Induction can’t be used to truly know anything. But where does that leave us? All that’s left to know is what little can be deduced—except there’s a problem with that, too. To make any deduction work, agreements need to be made about the rules that it uses. These rules must either be reasoned (the flaws in which have already been demonstrated), or postulated. Postulates are, in essence, the things that we agree upon without justification so that everything can work. For example, the most fundamental rules of math and logic are postulates; if A implies B, and B implies C, then A implies C. It’s very intuitive, and it would be hard to imagine it working differently, but it also doesn’t come from any reasoning. The problem is, postulates are inherently unjustified. Not only that, but they can and have been challenged to great effect. The Greek mathematician Euclid, often referred to as the father of geometry, proposed a set of postulates that, for over a millennium, served as the basis for essentially all planar geometry. But in the last couple of centuries, Non-Euclidean geometry—that is, geometry that intentionally breaks Euclid’s postulates—has found an important use. It becomes necessary when doing math on two-dimensional planes that have been curved throughout three-dimensional space, or three-dimensional spaces curved in four-dimensional space (more or less how Einstein got to relativistic physics). The thing is, even if you challenge postulates, you still need postulates to support the challenge; and ultimately, it’s postulates all the way down. Because of this, deduction is also ineffective as a way to gain knowledge.

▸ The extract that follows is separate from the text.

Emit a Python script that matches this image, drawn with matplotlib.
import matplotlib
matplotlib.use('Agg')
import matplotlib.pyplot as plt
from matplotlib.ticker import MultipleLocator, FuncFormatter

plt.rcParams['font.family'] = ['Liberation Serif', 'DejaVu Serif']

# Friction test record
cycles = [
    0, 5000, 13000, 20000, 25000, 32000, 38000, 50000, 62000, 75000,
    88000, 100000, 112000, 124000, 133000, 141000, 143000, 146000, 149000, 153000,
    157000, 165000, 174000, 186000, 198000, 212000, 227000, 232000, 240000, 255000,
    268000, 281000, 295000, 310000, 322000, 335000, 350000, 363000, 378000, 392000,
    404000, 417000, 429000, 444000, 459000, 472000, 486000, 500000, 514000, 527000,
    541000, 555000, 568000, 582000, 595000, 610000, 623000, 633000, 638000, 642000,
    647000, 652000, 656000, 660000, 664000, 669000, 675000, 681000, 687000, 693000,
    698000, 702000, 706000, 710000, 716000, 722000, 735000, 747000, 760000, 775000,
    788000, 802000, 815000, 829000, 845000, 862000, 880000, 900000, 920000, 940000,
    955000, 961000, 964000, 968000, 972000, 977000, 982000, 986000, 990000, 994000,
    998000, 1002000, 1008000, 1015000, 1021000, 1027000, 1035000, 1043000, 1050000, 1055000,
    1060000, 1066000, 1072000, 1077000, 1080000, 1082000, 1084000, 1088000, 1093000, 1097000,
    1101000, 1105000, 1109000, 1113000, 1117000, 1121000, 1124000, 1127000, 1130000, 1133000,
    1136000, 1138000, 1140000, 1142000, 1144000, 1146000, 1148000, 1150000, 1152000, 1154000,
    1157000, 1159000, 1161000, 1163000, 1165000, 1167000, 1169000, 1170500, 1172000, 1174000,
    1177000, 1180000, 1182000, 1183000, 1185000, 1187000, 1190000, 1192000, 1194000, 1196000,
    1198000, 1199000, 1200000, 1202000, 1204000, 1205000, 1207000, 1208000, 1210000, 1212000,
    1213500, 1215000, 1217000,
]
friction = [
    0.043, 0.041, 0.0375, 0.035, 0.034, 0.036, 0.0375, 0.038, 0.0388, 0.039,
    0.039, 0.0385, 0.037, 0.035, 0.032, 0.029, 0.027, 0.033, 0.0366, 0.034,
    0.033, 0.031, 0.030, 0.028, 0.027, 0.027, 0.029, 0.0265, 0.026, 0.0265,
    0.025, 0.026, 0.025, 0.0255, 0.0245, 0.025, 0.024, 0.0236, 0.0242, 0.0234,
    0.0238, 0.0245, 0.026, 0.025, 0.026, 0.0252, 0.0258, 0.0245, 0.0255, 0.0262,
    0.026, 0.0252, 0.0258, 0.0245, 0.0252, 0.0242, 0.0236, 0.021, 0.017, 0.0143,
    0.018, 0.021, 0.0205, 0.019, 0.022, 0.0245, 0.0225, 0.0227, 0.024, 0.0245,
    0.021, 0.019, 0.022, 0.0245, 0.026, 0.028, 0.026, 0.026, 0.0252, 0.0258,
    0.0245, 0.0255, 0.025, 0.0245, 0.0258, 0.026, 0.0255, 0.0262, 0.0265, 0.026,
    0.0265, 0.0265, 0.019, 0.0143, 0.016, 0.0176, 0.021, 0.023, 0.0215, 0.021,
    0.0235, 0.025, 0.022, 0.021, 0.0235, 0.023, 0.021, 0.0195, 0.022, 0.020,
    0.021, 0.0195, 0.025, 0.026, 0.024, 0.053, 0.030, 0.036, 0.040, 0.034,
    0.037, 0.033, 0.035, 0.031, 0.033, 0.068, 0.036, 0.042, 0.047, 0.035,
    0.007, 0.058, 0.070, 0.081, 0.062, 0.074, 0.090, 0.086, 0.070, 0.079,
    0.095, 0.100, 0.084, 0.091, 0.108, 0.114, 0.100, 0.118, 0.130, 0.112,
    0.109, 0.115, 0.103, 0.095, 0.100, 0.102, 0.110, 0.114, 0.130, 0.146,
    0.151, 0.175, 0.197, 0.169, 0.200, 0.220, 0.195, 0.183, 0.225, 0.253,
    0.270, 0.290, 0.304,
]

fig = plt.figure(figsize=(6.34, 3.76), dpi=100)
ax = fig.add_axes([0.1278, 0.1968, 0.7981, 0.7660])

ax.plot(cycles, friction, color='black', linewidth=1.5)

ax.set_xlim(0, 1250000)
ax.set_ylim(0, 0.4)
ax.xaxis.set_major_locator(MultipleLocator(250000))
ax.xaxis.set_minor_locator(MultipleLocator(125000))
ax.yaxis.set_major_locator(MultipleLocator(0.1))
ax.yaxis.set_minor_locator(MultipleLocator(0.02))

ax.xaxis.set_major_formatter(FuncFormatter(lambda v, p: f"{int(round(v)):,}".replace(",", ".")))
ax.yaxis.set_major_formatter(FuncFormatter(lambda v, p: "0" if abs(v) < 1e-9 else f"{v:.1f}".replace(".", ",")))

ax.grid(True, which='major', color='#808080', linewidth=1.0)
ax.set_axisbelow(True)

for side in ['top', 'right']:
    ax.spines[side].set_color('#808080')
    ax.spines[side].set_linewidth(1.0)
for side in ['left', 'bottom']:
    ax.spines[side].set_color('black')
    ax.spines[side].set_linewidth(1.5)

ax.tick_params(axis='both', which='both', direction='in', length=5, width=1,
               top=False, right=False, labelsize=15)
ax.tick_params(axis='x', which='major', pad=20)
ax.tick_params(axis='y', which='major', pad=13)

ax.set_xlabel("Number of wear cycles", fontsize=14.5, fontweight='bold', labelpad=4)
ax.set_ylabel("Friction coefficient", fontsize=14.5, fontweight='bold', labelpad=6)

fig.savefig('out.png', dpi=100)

We can probably never truly know anything. Does that matter? If we can’t know anything, why not live your life as though the only things that are true are those that are most convenient to you, or adopt a philosophy such as solipsism, the idea that you are the only being to actually exist? There’s actually a really simple argument against solipsism, and it has nothing to do with whether or not to believe it. If you spend your life treating other people as though they don’t exist, and you’re wrong, the moral repercussions are a lot worse than if you spend your life treating people as though they do exist, and end up being wrong. While solipsism isn’t realistically a conclusion that you would come to from the inability to know, I bring it up because the argument is really similar. Although we can’t know, we still need induction and deduction. Without them, we couldn’t function; we would have no way of knowing that each day would look roughly the same as the last, and we could never make decisions except by completely arbitrary means. It would be impossible and nonsensical to fully renounce all reasoning, and it’s not what we should be aiming for anyway. If you were to try, it would more likely end up being a justification for renouncing only the reasoning that you dislike; just recognizing all of the reasoning that you already use would be pretty much impossible, so it would be an argument irrationally weighted in your favor. Like in the argument against solipsism, while it might lead to the best life for you, if you’re wrong, the moral repercussions branch out beyond you.

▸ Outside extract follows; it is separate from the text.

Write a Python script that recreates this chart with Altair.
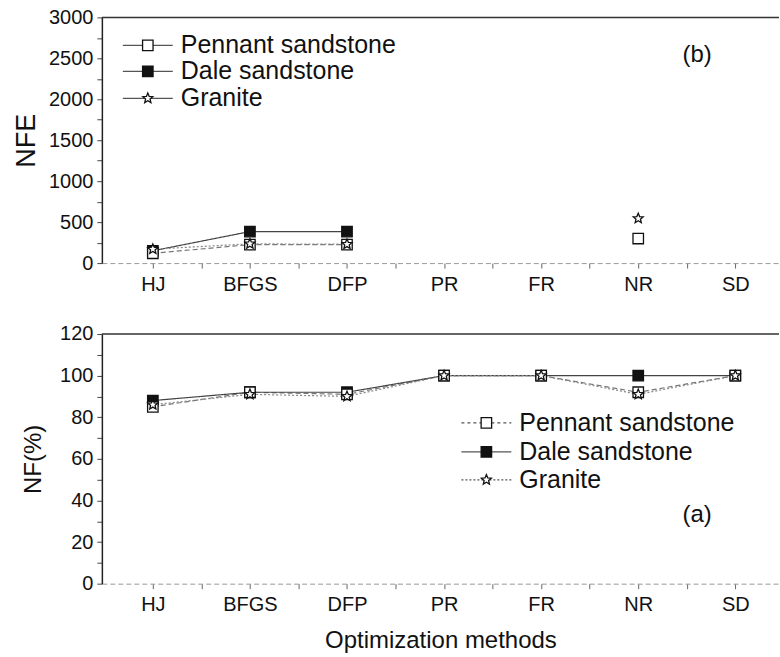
import altair as alt
import pandas as pd

methods = ["HJ", "BFGS", "DFP", "PR", "FR", "NR", "SD"]
series = ["Pennant sandstone", "Dale sandstone", "Granite"]

# NFE (panel b)
nfe_pennant = [120, 225, 225, None, None, 300, None]
nfe_dale = [150, 385, 385, None, None, None, None]
nfe_granite = [170, 235, 230, None, None, 545, None]

# NF(%) (panel a)
nf_pennant = [85, 92, 91, 100, 100, 92, 100]
nf_dale = [88, 92, 92, 100, 100, 100, 100]
nf_granite = [86, 91, 90, 100, 100, 91, 100]

nfe_ticks = [0, 500, 1000, 1500, 2000, 2500, 3000]
nf_ticks = [0, 20, 40, 60, 80, 100, 120]

FONT = "Arial"
W = 678
STAR = ("M0,-1L0.265,-0.364L0.951,-0.309L0.428,0.139L0.588,0.809L0,0.45"
        "L-0.588,0.809L-0.428,0.139L-0.951,-0.309L-0.265,-0.364Z")
SHAPES = ["square", "square", STAR]
FILLS = ["#ffffff", "#111111", "#ffffff"]
draw_rank = {"Dale sandstone": 0, "Pennant sandstone": 1, "Granite": 2}


def long_df(vals):
    rows = []
    for s, v in zip(series, vals):
        seg = 0
        prev_valid = False
        for i, (m, y) in enumerate(zip(methods, v)):
            valid = y is not None
            if valid and not prev_valid:
                seg += 1
            prev_valid = valid
            if valid:
                rows.append({"idx": i, "method": m, "series": s, "val": float(y),
                             "drawrank": draw_rank[s], "seg": "%s-%d" % (s, seg)})
    return pd.DataFrame(rows)


label_arr = "[" + ",".join("'%s'" % m for m in methods) + "]"
x_vals = [i * 0.5 for i in range(13)]


def x_axis(title):
    kw = dict(
        values=x_vals,
        labelExpr="datum.value % 1 === 0 ? " + label_arr + "[datum.value] : ''",
        tickSize=5,
        tickColor="#666666",
        domainColor="#999999",
        domainDash=[5, 3],
        labelFont=FONT, labelFontSize=20, labelColor="#111111", labelPadding=6,
        grid=False,
    )
    if title:
        kw.update(title=title, titleFont=FONT, titleFontSize=24,
                  titleFontWeight="normal", titleColor="#111111", titlePadding=14)
    else:
        kw.update(title=None)
    return alt.Axis(**kw)


def y_axis(title, ticks, tsize, tpad):
    step = ticks[1] - ticks[0]
    vals = []
    v = ticks[0]
    while v <= ticks[-1] + 1e-9:
        vals.append(v)
        v += step / 2
    return alt.Axis(
        values=vals,
        format="d",
        labelExpr="datum.value %% %d === 0 ? datum.label : ''" % step,
        tickSize=5,
        tickColor="#444444",
        domainColor="#222222", domainWidth=1.5,
        labelFont=FONT, labelFontSize=20, labelColor="#111111", labelPadding=4,
        title=title, titleFont=FONT, titleFontSize=tsize,
        titleFontWeight="normal", titleColor="#111111", titlePadding=tpad,
        grid=False,
    )


def panel(vals, ticks, ytitle, tsize, tpad, xtitle, height, tag, tag_y,
          leg_x, leg_y, leg_dash):
    df = long_df(vals)
    xenc = alt.X("idx:Q", scale=alt.Scale(domain=[-0.525, 6.45], nice=False, zero=False),
                 axis=x_axis(xtitle))
    yenc = alt.Y("val:Q", scale=alt.Scale(domain=[ticks[0], ticks[-1]], nice=False),
                 axis=y_axis(ytitle, ticks, tsize, tpad))
    base = alt.Chart(df)
    lines = base.mark_line(strokeWidth=1.2).encode(
        x=xenc, y=yenc,
        detail="seg:N",
        strokeDash=alt.StrokeDash("series:N", scale=alt.Scale(domain=series, range=[[5, 3], [1, 0], [2, 2]]), legend=None),
        color=alt.Color("series:N", scale=alt.Scale(domain=series, range=["#777777", "#444444", "#888888"]), legend=None),
    )
    pts = base.mark_point(size=110, strokeWidth=1.3, opacity=1, color="#111111").encode(
        x=xenc, y=yenc,
        shape=alt.Shape("series:N", scale=alt.Scale(domain=series, range=SHAPES), legend=None),
        fill=alt.Fill("series:N", scale=alt.Scale(domain=series, range=FILLS), legend=None),
        order="drawrank:Q",
    )
    border = alt.Chart(pd.DataFrame({"a": [0]})).mark_rule(color="#333333", strokeWidth=1.5).encode(
        x=alt.value(0), x2=alt.value(W), y=alt.value(0))
    tagtxt = alt.Chart(pd.DataFrame({"t": [tag]})).mark_text(
        font=FONT, fontSize=24, color="#111111", align="center", baseline="middle").encode(
        x=alt.value(596), y=alt.value(tag_y), text="t:N")
    layers = [lines, pts, border, tagtxt]
    for i, s in enumerate(series):
        d = pd.DataFrame({"label": [s]})
        yy = leg_y[i]
        layers.append(alt.Chart(d).mark_rule(color="#555555", strokeWidth=1.2, strokeDash=leg_dash[i]).encode(
            x=alt.value(leg_x - 25), x2=alt.value(leg_x + 25), y=alt.value(yy)))
        layers.append(alt.Chart(d).mark_point(shape=SHAPES[i], fill=FILLS[i], color="#111111",
                                              strokeWidth=1.3, size=110, opacity=1).encode(
            x=alt.value(leg_x), y=alt.value(yy)))
        layers.append(alt.Chart(d).mark_text(font=FONT, fontSize=25, color="#111111",
                                             align="left", baseline="middle").encode(
            x=alt.value(leg_x + 33), y=alt.value(yy), text="label:N"))
    return alt.layer(*layers).properties(width=W, height=height)


top = panel([nfe_pennant, nfe_dale, nfe_granite], nfe_ticks, "NFE", 27, 8, None, 246,
            "(b)", 38, 46, [28, 54, 81], [[1, 0], [1, 0], [1, 0]])
bottom = panel([nf_pennant, nf_dale, nf_granite], nf_ticks, "NF(%)", 24, 14,
               "Optimization methods", 250, "(a)", 181, 385, [89, 118, 146],
               [[3, 3], [1, 0], [2, 2]])

chart = alt.vconcat(top, bottom, spacing=71, bounds="flush").properties(
    padding={"left": 12, "top": 7, "right": 0, "bottom": 0},
    background="white",
).configure_view(strokeWidth=0)

chart.save("out.html", embed_options={"renderer": "svg", "actions": False})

There’s one final point that needs to be addressed here, and that is the distinction between knowledge and understanding. To know something is definitive: that thing is exactly as I know it to be and works exactly as I know it to work. Understanding can be more fluid. It can be the culmination of observation, and represent ambiguity, and evolve with time as information and situations change. When I gave science as an example of induction, it was not to say that our inability to achieve true knowledge renders it worthless; if anything, the opposite. Science has never claimed to know, only sought to understand. In the absence of knowledge, understanding is the most valuable thing that we have.